> **Short problem**
Reproduce every record exactly as it appears, but not the pictures.

===== Entries provided =====

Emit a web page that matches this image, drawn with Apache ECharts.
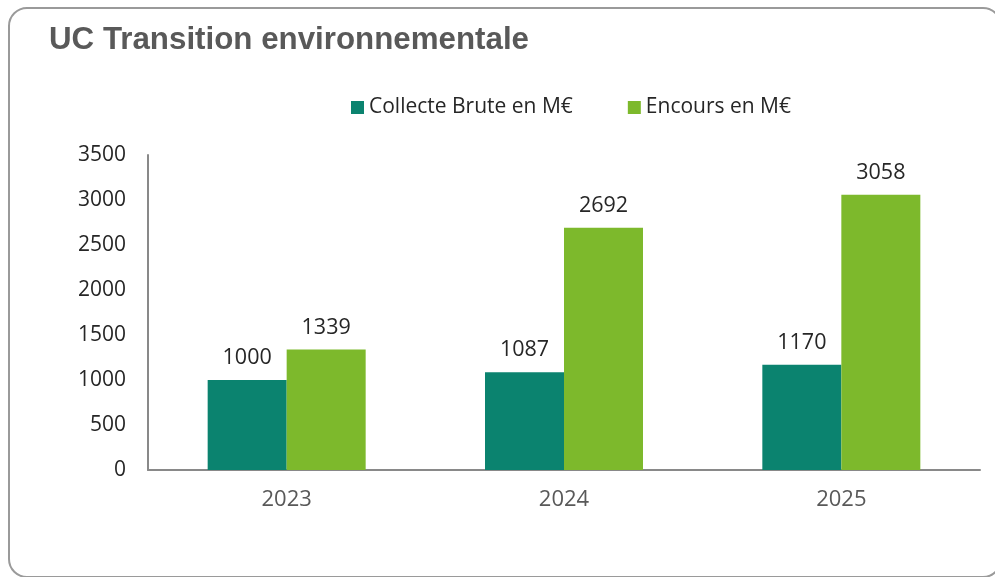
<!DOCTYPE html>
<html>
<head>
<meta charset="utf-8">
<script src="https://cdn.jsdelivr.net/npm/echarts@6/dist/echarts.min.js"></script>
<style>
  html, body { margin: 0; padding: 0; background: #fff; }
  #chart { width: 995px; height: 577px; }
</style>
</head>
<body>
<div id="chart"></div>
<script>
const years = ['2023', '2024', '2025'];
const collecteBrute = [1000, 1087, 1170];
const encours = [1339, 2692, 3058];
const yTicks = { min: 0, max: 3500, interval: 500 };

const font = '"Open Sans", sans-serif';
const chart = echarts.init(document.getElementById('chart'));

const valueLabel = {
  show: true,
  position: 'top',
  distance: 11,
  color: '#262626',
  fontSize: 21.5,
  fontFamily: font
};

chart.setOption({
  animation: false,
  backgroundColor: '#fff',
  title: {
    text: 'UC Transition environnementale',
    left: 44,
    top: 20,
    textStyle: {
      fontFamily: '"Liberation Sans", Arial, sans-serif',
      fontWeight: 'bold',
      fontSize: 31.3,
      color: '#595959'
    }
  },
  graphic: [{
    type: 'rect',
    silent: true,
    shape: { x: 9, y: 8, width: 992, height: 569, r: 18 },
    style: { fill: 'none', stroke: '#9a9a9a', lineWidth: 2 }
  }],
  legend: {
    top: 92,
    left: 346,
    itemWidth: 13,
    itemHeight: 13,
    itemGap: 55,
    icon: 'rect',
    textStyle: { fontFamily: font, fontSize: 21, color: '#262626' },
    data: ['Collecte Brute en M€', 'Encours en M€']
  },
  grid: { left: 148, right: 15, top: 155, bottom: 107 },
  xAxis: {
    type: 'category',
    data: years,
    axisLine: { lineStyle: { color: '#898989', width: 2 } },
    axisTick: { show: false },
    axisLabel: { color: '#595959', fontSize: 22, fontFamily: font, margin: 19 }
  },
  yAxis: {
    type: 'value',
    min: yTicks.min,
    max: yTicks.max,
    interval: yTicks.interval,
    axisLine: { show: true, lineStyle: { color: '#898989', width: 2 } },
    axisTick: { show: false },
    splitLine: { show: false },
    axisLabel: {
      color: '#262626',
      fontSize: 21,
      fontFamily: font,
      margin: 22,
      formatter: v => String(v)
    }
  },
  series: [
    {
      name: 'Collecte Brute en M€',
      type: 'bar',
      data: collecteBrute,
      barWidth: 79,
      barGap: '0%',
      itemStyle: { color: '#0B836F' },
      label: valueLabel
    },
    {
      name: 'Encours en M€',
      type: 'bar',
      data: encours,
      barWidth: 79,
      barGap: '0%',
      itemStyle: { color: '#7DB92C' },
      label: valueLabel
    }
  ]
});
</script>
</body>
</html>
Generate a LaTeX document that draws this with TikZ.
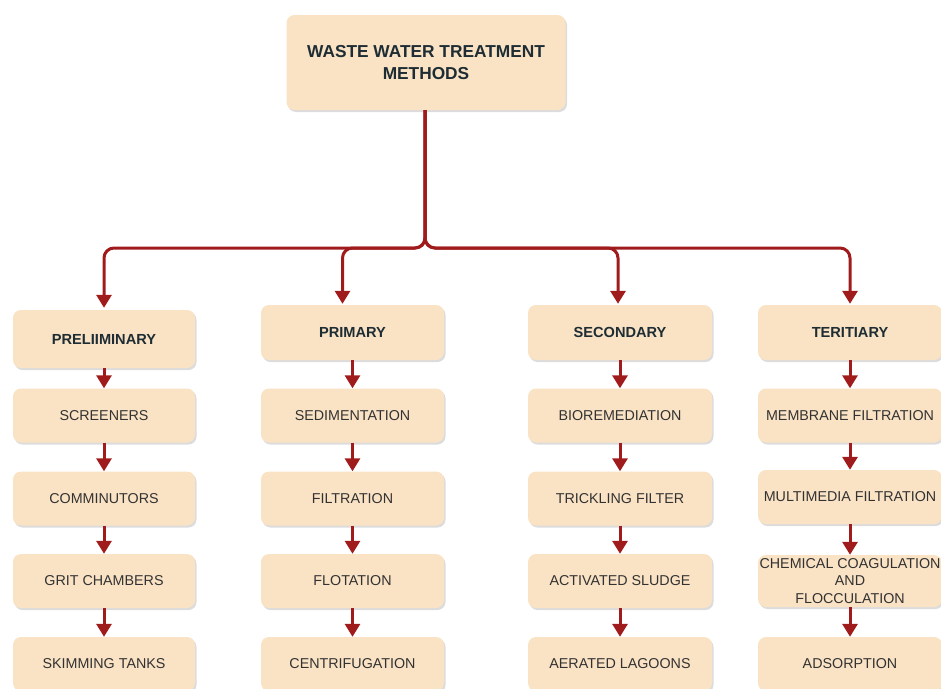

=====

> **Response to the task**
Emit a web page that matches this image, drawn with Apache ECharts.
<!DOCTYPE html>
<html>
<head>
<meta charset="utf-8">
<script src="https://cdn.jsdelivr.net/npm/echarts@6/dist/echarts.min.js"></script>
<style>
  html, body { margin: 0; padding: 0; background: #fff; }
  #chart { width: 995px; height: 577px; }
</style>
</head>
<body>
<div id="chart"></div>
<script>
const years = ['2023', '2024', '2025'];
const collecteBrute = [1000, 1087, 1170];
const encours = [1339, 2692, 3058];
const yTicks = { min: 0, max: 3500, interval: 500 };

const font = '"Open Sans", sans-serif';
const chart = echarts.init(document.getElementById('chart'));

const valueLabel = {
  show: true,
  position: 'top',
  distance: 11,
  color: '#262626',
  fontSize: 21.5,
  fontFamily: font
};

chart.setOption({
  animation: false,
  backgroundColor: '#fff',
  title: {
    text: 'UC Transition environnementale',
    left: 44,
    top: 20,
    textStyle: {
      fontFamily: '"Liberation Sans", Arial, sans-serif',
      fontWeight: 'bold',
      fontSize: 31.3,
      color: '#595959'
    }
  },
  graphic: [{
    type: 'rect',
    silent: true,
    shape: { x: 9, y: 8, width: 992, height: 569, r: 18 },
    style: { fill: 'none', stroke: '#9a9a9a', lineWidth: 2 }
  }],
  legend: {
    top: 92,
    left: 346,
    itemWidth: 13,
    itemHeight: 13,
    itemGap: 55,
    icon: 'rect',
    textStyle: { fontFamily: font, fontSize: 21, color: '#262626' },
    data: ['Collecte Brute en M€', 'Encours en M€']
  },
  grid: { left: 148, right: 15, top: 155, bottom: 107 },
  xAxis: {
    type: 'category',
    data: years,
    axisLine: { lineStyle: { color: '#898989', width: 2 } },
    axisTick: { show: false },
    axisLabel: { color: '#595959', fontSize: 22, fontFamily: font, margin: 19 }
  },
  yAxis: {
    type: 'value',
    min: yTicks.min,
    max: yTicks.max,
    interval: yTicks.interval,
    axisLine: { show: true, lineStyle: { color: '#898989', width: 2 } },
    axisTick: { show: false },
    splitLine: { show: false },
    axisLabel: {
      color: '#262626',
      fontSize: 21,
      fontFamily: font,
      margin: 22,
      formatter: v => String(v)
    }
  },
  series: [
    {
      name: 'Collecte Brute en M€',
      type: 'bar',
      data: collecteBrute,
      barWidth: 79,
      barGap: '0%',
      itemStyle: { color: '#0B836F' },
      label: valueLabel
    },
    {
      name: 'Encours en M€',
      type: 'bar',
      data: encours,
      barWidth: 79,
      barGap: '0%',
      itemStyle: { color: '#7DB92C' },
      label: valueLabel
    }
  ]
});
</script>
</body>
</html>
Generate a LaTeX document that draws this with TikZ.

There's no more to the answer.